** OBJECTIVE **
Retype nothing but the lines from the start of the material up to and including the line with "ax.yaxis.set_minor_locator(MultipleLocator(50))". Pictures don't belong in the copy.

** DATA SHOWN **
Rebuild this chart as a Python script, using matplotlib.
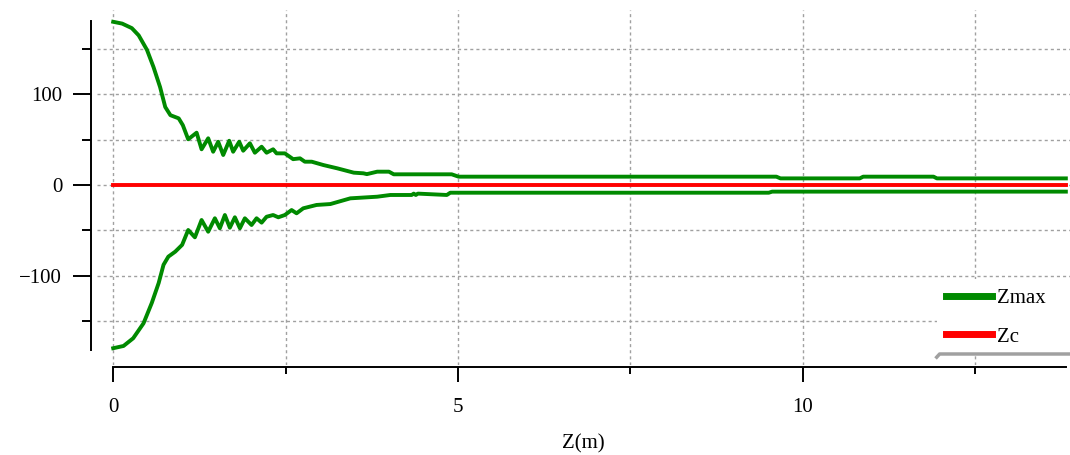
import numpy as np
import matplotlib
matplotlib.use("Agg")
import matplotlib.pyplot as plt
from matplotlib.ticker import MultipleLocator

plt.rcParams['font.family'] = ['Liberation Serif', 'DejaVu Serif']

# upper envelope (Zmax, positive side)
zu = [0, 0.13, 0.27, 0.37, 0.49, 0.585, 0.68, 0.755, 0.83, 0.95, 1.01,
      1.088, 1.21, 1.282, 1.378, 1.45, 1.523, 1.596, 1.683, 1.74, 1.828,
      1.886, 1.983, 2.055, 2.153, 2.225, 2.32, 2.37, 2.49, 2.56, 2.61,
      2.71, 2.78, 2.88, 3.05, 3.25, 3.49, 3.63, 3.68, 3.83, 4.0, 4.07,
      4.91, 5.01, 9.62, 9.68, 10.83, 10.88, 11.9, 11.95, 13.82]
zmax_up = [180, 178, 173, 165, 149, 130, 108, 86, 77, 73.5, 66,
           50.4, 57.7, 39.4, 51.5, 36.7, 47.7, 33.1, 48.8, 36.7, 47.7,
           37.8, 46, 35.6, 42.2, 35.6, 39.4, 34.9, 34.9, 31.2, 28.5,
           29.4, 25.7, 25.7, 22, 18.4, 13.6, 12.9, 12, 14.7, 14.7, 11.8,
           11.8, 9.2, 9.2, 7.3, 7.3, 9.2, 9.2, 7.3, 7.3]

# lower envelope (Zmax, negative side)
zl = [0, 0.15, 0.29, 0.44, 0.56, 0.66, 0.73, 0.8, 0.9, 1.0,
      1.088, 1.185, 1.282, 1.378, 1.475, 1.547, 1.62, 1.692, 1.765, 1.838,
      1.91, 2.007, 2.08, 2.153, 2.225, 2.32, 2.395, 2.49, 2.588, 2.66,
      2.757, 2.95, 3.15, 3.44, 3.83, 4.02, 4.33, 4.36, 4.39, 4.42, 4.84,
      4.89, 9.51, 9.56, 13.82]
zmax_lo = [-180, -177.5, -169, -152.5, -130, -108, -88, -79, -73.5, -66,
           -49.6, -57.7, -38.6, -51.5, -36.7, -47.7, -33.1, -47.1, -35.6, -47.7,
           -36.7, -44.1, -36.7, -41.5, -35, -33.1, -35.6, -33.1, -27.6, -31.2,
           -25.7, -22, -21, -14.7, -12.9, -11, -11, -9.5, -11, -9.5, -11,
           -8.5, -8.5, -7.3, -7.3]

zc_x = [0, 13.82]
zc = [0, 0]

green = '#008a00'
red = '#ff0000'

fig = plt.figure(figsize=(10.7, 4.55), dpi=100)
ax = fig.add_axes([97/1070, 1 - 365/455, 973/1070, 355/455])

ax.plot(zu, zmax_up, color=green, lw=2.8, label='Zmax', zorder=3)
ax.plot(zl, zmax_lo, color=green, lw=2.8, zorder=3)
ax.plot(zc_x, zc, color=red, lw=2.8, label='Zc', zorder=3)

ax.set_xlim(-0.235, 13.88)
ax.set_ylim(-198.5, 193)

ax.xaxis.set_major_locator(MultipleLocator(5))
ax.xaxis.set_minor_locator(MultipleLocator(2.5))
ax.yaxis.set_major_locator(MultipleLocator(100))
ax.yaxis.set_minor_locator(MultipleLocator(50))

ax.grid(True, which='both', color='#a0a0a0', linestyle=(0, (2.2, 2.2)), lw=1.0)

for s in ['top', 'right']:
    ax.spines[s].set_visible(False)
ax.spines['left'].set_position(('outward', 4))
ax.spines['bottom'].set_position(('outward', 1.5))
ax.spines['left'].set_bounds(-182, 181)
ax.spines['bottom'].set_bounds(0, 13.82)
ax.spines['left'].set_linewidth(1.4)
ax.spines['bottom'].set_linewidth(1.4)

ax.tick_params(axis='y', which='major', length=13, width=1.4, labelsize=15, pad=8)
ax.tick_params(axis='y', which='minor', length=6.5, width=1.4)
ax.tick_params(axis='x', which='major', length=11, width=1.4, labelsize=15, pad=11)
ax.tick_params(axis='x', which='minor', length=5, width=1.4)

ax.set_xlabel('Z(m)', fontsize=15, labelpad=13)

leg = ax.legend(loc='lower left', bbox_to_anchor=(0.863, 0.025, 0.137, 0.2),
                mode='expand', borderaxespad=0,
                frameon=True, fancybox=False, facecolor='white', edgecolor='none',
                framealpha=1, fontsize=15, handlelength=2.2, handletextpad=0.25,
                labelspacing=0.9, borderpad=0.45)
for ln in leg.get_lines():
    ln.set_linewidth(5)
leg.set_zorder(5)

ax.plot([0.863, 0.866, 1.0], [0.022, 0.031, 0.031], transform=ax.transAxes,
        color='#a0a0a0', lw=2.5, clip_on=False, zorder=6)

fig.savefig('out.png', dpi=100)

** WRITTEN ANSWER **
Rebuild this chart as a Python script, using matplotlib.
import numpy as np
import matplotlib
matplotlib.use("Agg")
import matplotlib.pyplot as plt
from matplotlib.ticker import MultipleLocator

plt.rcParams['font.family'] = ['Liberation Serif', 'DejaVu Serif']

# upper envelope (Zmax, positive side)
zu = [0, 0.13, 0.27, 0.37, 0.49, 0.585, 0.68, 0.755, 0.83, 0.95, 1.01,
      1.088, 1.21, 1.282, 1.378, 1.45, 1.523, 1.596, 1.683, 1.74, 1.828,
      1.886, 1.983, 2.055, 2.153, 2.225, 2.32, 2.37, 2.49, 2.56, 2.61,
      2.71, 2.78, 2.88, 3.05, 3.25, 3.49, 3.63, 3.68, 3.83, 4.0, 4.07,
      4.91, 5.01, 9.62, 9.68, 10.83, 10.88, 11.9, 11.95, 13.82]
zmax_up = [180, 178, 173, 165, 149, 130, 108, 86, 77, 73.5, 66,
           50.4, 57.7, 39.4, 51.5, 36.7, 47.7, 33.1, 48.8, 36.7, 47.7,
           37.8, 46, 35.6, 42.2, 35.6, 39.4, 34.9, 34.9, 31.2, 28.5,
           29.4, 25.7, 25.7, 22, 18.4, 13.6, 12.9, 12, 14.7, 14.7, 11.8,
           11.8, 9.2, 9.2, 7.3, 7.3, 9.2, 9.2, 7.3, 7.3]

# lower envelope (Zmax, negative side)
zl = [0, 0.15, 0.29, 0.44, 0.56, 0.66, 0.73, 0.8, 0.9, 1.0,
      1.088, 1.185, 1.282, 1.378, 1.475, 1.547, 1.62, 1.692, 1.765, 1.838,
      1.91, 2.007, 2.08, 2.153, 2.225, 2.32, 2.395, 2.49, 2.588, 2.66,
      2.757, 2.95, 3.15, 3.44, 3.83, 4.02, 4.33, 4.36, 4.39, 4.42, 4.84,
      4.89, 9.51, 9.56, 13.82]
zmax_lo = [-180, -177.5, -169, -152.5, -130, -108, -88, -79, -73.5, -66,
           -49.6, -57.7, -38.6, -51.5, -36.7, -47.7, -33.1, -47.1, -35.6, -47.7,
           -36.7, -44.1, -36.7, -41.5, -35, -33.1, -35.6, -33.1, -27.6, -31.2,
           -25.7, -22, -21, -14.7, -12.9, -11, -11, -9.5, -11, -9.5, -11,
           -8.5, -8.5, -7.3, -7.3]

zc_x = [0, 13.82]
zc = [0, 0]

green = '#008a00'
red = '#ff0000'

fig = plt.figure(figsize=(10.7, 4.55), dpi=100)
ax = fig.add_axes([97/1070, 1 - 365/455, 973/1070, 355/455])

ax.plot(zu, zmax_up, color=green, lw=2.8, label='Zmax', zorder=3)
ax.plot(zl, zmax_lo, color=green, lw=2.8, zorder=3)
ax.plot(zc_x, zc, color=red, lw=2.8, label='Zc', zorder=3)

ax.set_xlim(-0.235, 13.88)
ax.set_ylim(-198.5, 193)

ax.xaxis.set_major_locator(MultipleLocator(5))
ax.xaxis.set_minor_locator(MultipleLocator(2.5))
ax.yaxis.set_major_locator(MultipleLocator(100))
ax.yaxis.set_minor_locator(MultipleLocator(50))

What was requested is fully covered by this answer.